Quelles seraient les conséquences sur le marché si le café est un jour valorisé tel que vous le décrivez ?
On peut effectivement se poser la question du prix. L’impact ne serait pas prohibitif, on peut déjà le vérifier aujourd’hui. En HoReCa et en DA, entre un café d’exception et un café lambda, la différence de prix est de l’ordre de quelques centimes. Un café de très bonne qualité reste tout à fait abordable si l’on considère les heures de travail, l’énergie, l’investissement et les savoir-faire qu’il mobilise. De plus, les consommateurs sont encore une fois plus avisés, et beaucoup plus soucieux des conditions de production et de transformation des produits. La question du prix est moins déterminante qu’à l’époque.
Est-ce un constat que vous vérifiez dans votre boutique par exemple ?
Tout à fait. Si nous traitons le café comme un produit précieux, cela n’en fait pas un produit réservé à une clientèle particulièrement aisée. Nous voyons tout type de profils dans notre boutique : le café touche tout le monde.

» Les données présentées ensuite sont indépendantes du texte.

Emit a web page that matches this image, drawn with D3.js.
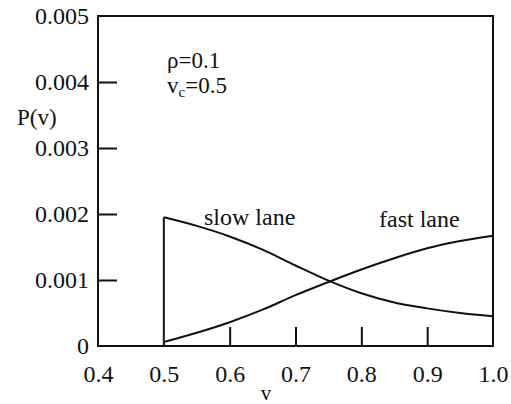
<!DOCTYPE html>
<html>
<head>
<meta charset="utf-8">
<script src="https://cdn.jsdelivr.net/npm/d3@7"></script>
<style>
  body { margin: 0; background: #fff; }
  svg text { font-family: "Liberation Serif", "DejaVu Serif", serif; fill: #111; }
</style>
</head>
<body>
<svg id="chart" width="511" height="404"></svg>
<script>
// values
var vValues = [0.5, 0.55, 0.6, 0.65, 0.7, 0.75, 0.8, 0.85, 0.9, 0.95, 1.0];
var slowLane = [0.00195, 0.00182, 0.00166, 0.00146, 0.00122, 0.00099, 0.00080, 0.00066, 0.00057, 0.00050, 0.00045];
var fastLane = [0.00006, 0.00020, 0.00036, 0.00055, 0.00077, 0.00097, 0.00116, 0.00133, 0.00148, 0.00159, 0.00167];
var xTicks = [0.4, 0.5, 0.6, 0.7, 0.8, 0.9, 1.0];
var xTickLabels = ['0.4', '0.5', '0.6', '0.7', '0.8', '0.9', '1.0'];
var yTicks = [0, 0.001, 0.002, 0.003, 0.004, 0.005];
var yTickLabels = ['0', '0.001', '0.002', '0.003', '0.004', '0.005'];

var svg = d3.select('#chart');
var plotLeft = 98, plotRight = 493, plotTop = 16, plotBottom = 346;
var serif = '"Liberation Serif", "DejaVu Serif", serif';

var x = d3.scaleLinear().domain([0.4, 1.0]).range([plotLeft, plotRight]);
var y = d3.scaleLinear().domain([0, 0.005]).range([plotBottom, plotTop]);

var ink = '#111';
var TICK = 19;

// frame
svg.append('rect')
    .attr('x', plotLeft).attr('y', plotTop)
    .attr('width', plotRight - plotLeft).attr('height', plotBottom - plotTop)
    .attr('fill', 'none').attr('stroke', ink).attr('stroke-width', 2);

// inward ticks, left side (labels sit 9px left of the frame)
var yAxis = d3.axisLeft(y).tickValues(yTicks).tickSize(-TICK).tickPadding(9)
    .tickFormat(function(d, i) { return yTickLabels[i]; });
var gy = svg.append('g').attr('transform', 'translate(' + plotLeft + ',0)').call(yAxis);
gy.attr('font-family', serif);
gy.select('.domain').remove();
gy.selectAll('.tick line').attr('stroke', ink).attr('stroke-width', 2)
    .filter(function(d) { return d === 0 || d === 0.005; }).remove();
gy.selectAll('.tick text').attr('font-size', 24).style('font-family', serif);

// inward ticks, bottom
var xAxis = d3.axisBottom(x).tickValues(xTicks).tickSize(-TICK).tickPadding(19)
    .tickFormat(function(d, i) { return xTickLabels[i]; });
var gx = svg.append('g').attr('transform', 'translate(0,' + plotBottom + ')').call(xAxis);
gx.attr('font-family', serif);
gx.select('.domain').remove();
gx.selectAll('.tick line').attr('stroke', ink).attr('stroke-width', 2)
    .filter(function(d) { return d === 0.4 || d === 1.0 || d === 0.5; }).remove();
gx.selectAll('.tick text').attr('font-size', 24).style('font-family', serif);

// curves
var line = d3.line()
    .x(function(d) { return x(d[0]); })
    .y(function(d) { return y(d[1]); })
    .curve(d3.curveMonotoneX);

var slowPts = vValues.map(function(v, i) { return [v, slowLane[i]]; });
var fastPts = vValues.map(function(v, i) { return [v, fastLane[i]]; });

// slow lane starts with the jump at v_c
svg.append('line')
    .attr('x1', x(vValues[0])).attr('x2', x(vValues[0]))
    .attr('y1', y(0)).attr('y2', y(slowLane[0]))
    .attr('stroke', ink).attr('stroke-width', 2);

svg.selectAll('path.curve')
    .data([slowPts, fastPts])
    .enter().append('path')
    .attr('class', 'curve')
    .attr('d', line)
    .attr('fill', 'none')
    .attr('stroke', ink)
    .attr('stroke-width', 2);

// labels
svg.append('text').attr('x', 204).attr('y', 225).attr('font-size', 24).text('slow lane');
svg.append('text').attr('x', 379).attr('y', 227).attr('font-size', 24).text('fast lane');
svg.append('text').attr('x', 17).attr('y', 125).attr('font-size', 23).text('P(v)');
svg.append('text').attr('x', 266).attr('y', 400).attr('font-size', 21)
    .attr('text-anchor', 'middle').text('v');

var rho = svg.append('text').attr('x', 167).attr('y', 68).attr('font-size', 23);
rho.text('ρ=0.1');
var vc = svg.append('text').attr('x', 167).attr('y', 93).attr('font-size', 23);
vc.append('tspan').text('v');
vc.append('tspan').attr('font-size', 15).attr('dy', 4).text('c');
vc.append('tspan').attr('dy', -4).text('=0.5');
</script>
</body>
</html>
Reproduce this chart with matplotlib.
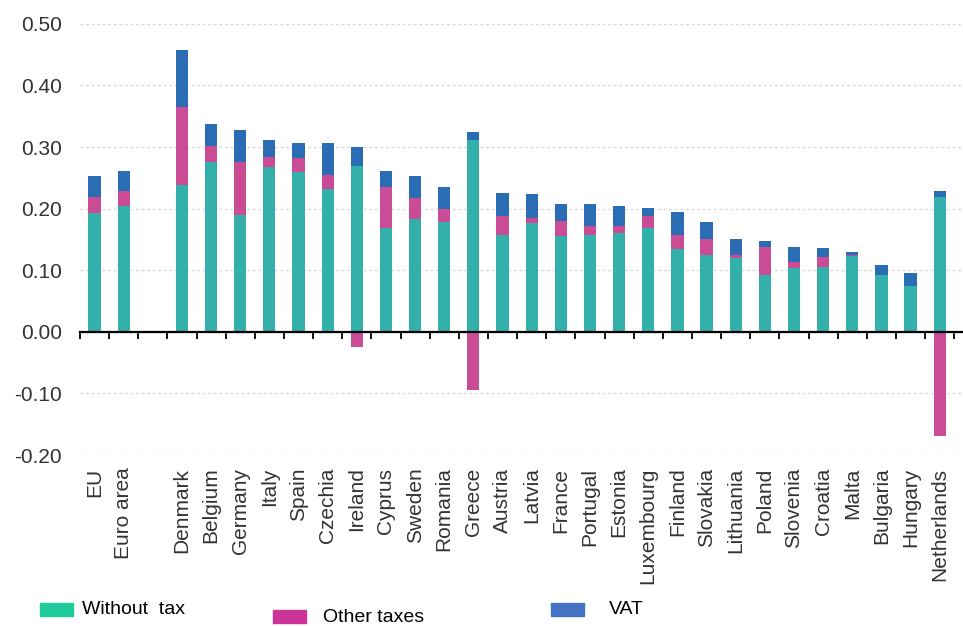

Le seul dénominateur commun reste la passion pour ce produit ancré dans la terre et les hommes qui le travaillent, je dirais même son authenticité. Ce n’est d’ailleurs pas étonnant que les industriels répondent à cette prise de conscience éthique et équitable par un marketing axé dans ce sens. C’est une tendance qui permet de faire connaître le café au plus grand nombre, au travers d’un discours qui met réellement en valeur tous les métiers qui y sont associés. Chaque coffee shop indépendant, les enseignes et les industriels ajoutent leur pierre à l’édifice. L’engouement que le café génère n’est donc pas près de s’arrêter.